For Suspiria, Stan Douglas brings together the visual style of Dario Argento's 1977 horror movie of the same title; the properties of the now obsolete Technicolor process; the fairytales of the Brothers Grimm and a soundtrack featuring John Medeski and Scott Harding (of the celebrated Jazz ensemble Medeski, Martin and Wood). Stan Douglas's Suspiria takes as its location the Herkules Oktagon, Kassel's most famous historical landmark; a monumental octagonal structure built in the late 17th century, atop Wilhelmshöhe overlooking the city of Kassel.
During Documenta, Stan Douglas positioned 13 computer-controlled cameras inside the Herkules, which continually panned across the labrynthian interiors of the structure itself. The images were transmitted live into the Fridericianum, Documenta’s main exhibition space. There, the black and white live feed from the Herkules was superimposed with short film sequences that Douglas had staged in Vancouver. These sequences were produced in a studio with professional actors using distilled narratives based on the fairytales of the Brothers Grimm, incidentally both natives of Kassel.
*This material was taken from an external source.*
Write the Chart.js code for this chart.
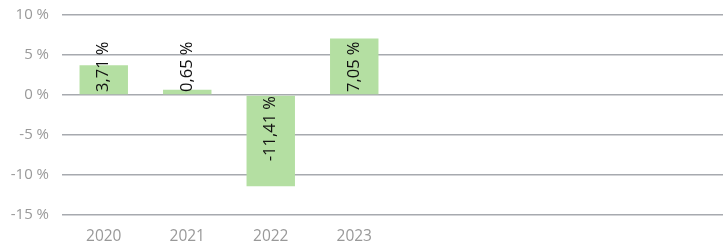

For the installation in the gallery, Douglas has substituted the "live" elements of the continuous broadcast during Documenta XI with a complex computer program that edits various camera angles as shot in the Herkules, "live" with different studio-produced narrative elements. The narrative elements are superimposed by manipulating a technical property of the NTSC television system to create lush saturated colors that render its subjects transparent, leaving the black and white walls of the Herkules visible underneath the actors. The optical effect reminiscent of the glorious Technicolor is stunning. In this work, with its real time computer edits, Stan Douglas further advances his project of recent years by creating artworks that are also machines. Earlier works, such as Win, Place, or Show–shown at the Dia Center for the Arts in 1999 and Journey Into Fear, currently on view in Hanover, have incorporated sequencing, live editing and computer programming to create works of art that are continually mutating in front of the viewer's eyes. Rather than creating loops, the artist thus creates a work with virtually infinite permutations. If the machine is the quintessential tool of modernism, the inherent metaphor of the artwork as machine permeates Douglas' latest work.
For the artist, Suspiria is a work that encapsulates his ongoing investigations into the failure of modernism. The language of this project is derived from the German intellectual Karl Marx, a voice one generation younger than the Brothers Grimm. Describing this project, the artist wrote: "Das Kapital itself is littered with talk of the supernatural–vampirism, witchcraft, and the magical transformation of raw material into commodities, commodities into surplus value, and surplus value into capital–occult practices that are all haunted by labor…. Now that capitalism has lost its primary antagonist, it has no 'other'." Marx borrowed an idiom of the Brother Grimm towards the end of the last volume of Das Kapital, where he writes "Long, long ago there were two sorts of people, one, the diligent, intelligent and above all frugal elite; the other, lazy rascals, spending their substance and more on riotous living…Thus it came to pass that the former sort accumulated wealth, and the latter sort finally had nothing to sell but their skins." For Douglas, using the syntax of mythology, "proponents of postmodern accumulation seem intent on dividing the world into these same two species of being." With all the glittering progress of modernism, have we truly moved forward or have we really just come full circle?